My Journey through Pain, but not Alone
Since the age of 12 I have struggled with migraines. Through my adolescence and early adulthood they have morphed and changed. From the beginning I struggled with that woozy feeling and then a splitting headache. I would trudge through the pain trying to go to school, play in sports and combat my homework, often giving in the pain and nausea before the nights end. Today, a migraine is much more complex, with an debilitating aura, neurological symptoms, and pain that is so intolerable that I often resort to emergency medical care. The journey through my migraines has become one of awareness and one that has helped me build a strong relationship with my own Mother, who has struggled with migraines her entire life also.
My Mother has always been there to help with a cold compress, soothing words and advice. When my migraines started becoming much more serious here in the past two years she was the first to help me with vitamins, trigger searches, and most of all the support that I was not alone.

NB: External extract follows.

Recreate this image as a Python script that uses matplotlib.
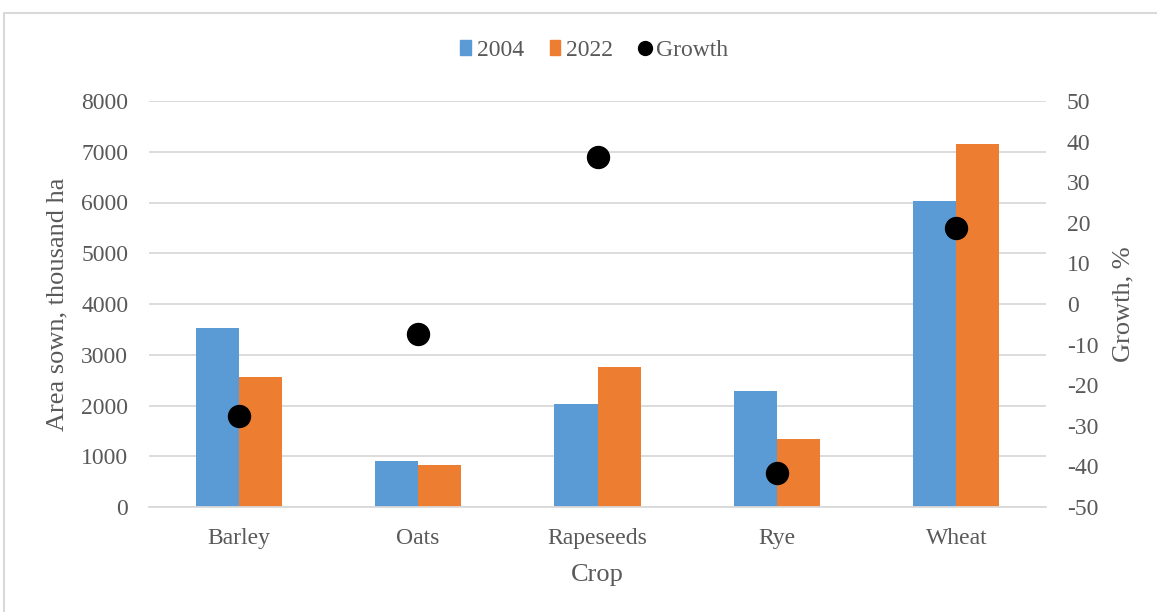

For many, a migraine is something that they will never experience, or only experience one or two times in their life. I often envy those who can say they don’t understand my pain. I keep an optimistic outlook that one of the many (and I mean many) medications will work, or that maybe these migraines will “suddenly” retreat never to be seen again. Those who surround me closest are my biggest fans, but those who simply do not understand are often my worst enemies. The feeling of not knowing what might happen from day to day (or how I will feel, or when a migraine will set in) is like a veil — a horrible dark veil that encases me in a little bit of trepidation.
As many migraine sufferers have expressed, we see a variety of responses to our illness. Often it is a look of disbelief that we cannot “simply work through the pain” but worse yet are those who don’t understand the neurological symptoms that take over and stop me in my tracks.
I am optimistic that I can find a solution, a cure for my migraines. I do not wish to be pitied, or to be pushed off to the side as someone who simply has a disability. I know that I am strong, able and most of all a bit feisty. As someone in the education field, I feel that it only natural that I express, educate and collaborate to make things better for myself, and others who suffer from the pain. Most of all I hope to see the day when my own Mother and I can lead a life, not having to worry about the next migraine attack.
Without the help of my Mother, I would be completely lost in a sea of information from neurologists, ear, nose and throat specialists and that information that I have read and gained through my own careful research. She has helped me through her own experiences and together we hope that one day we can find a cure for the invisible illness that we both struggle so much with.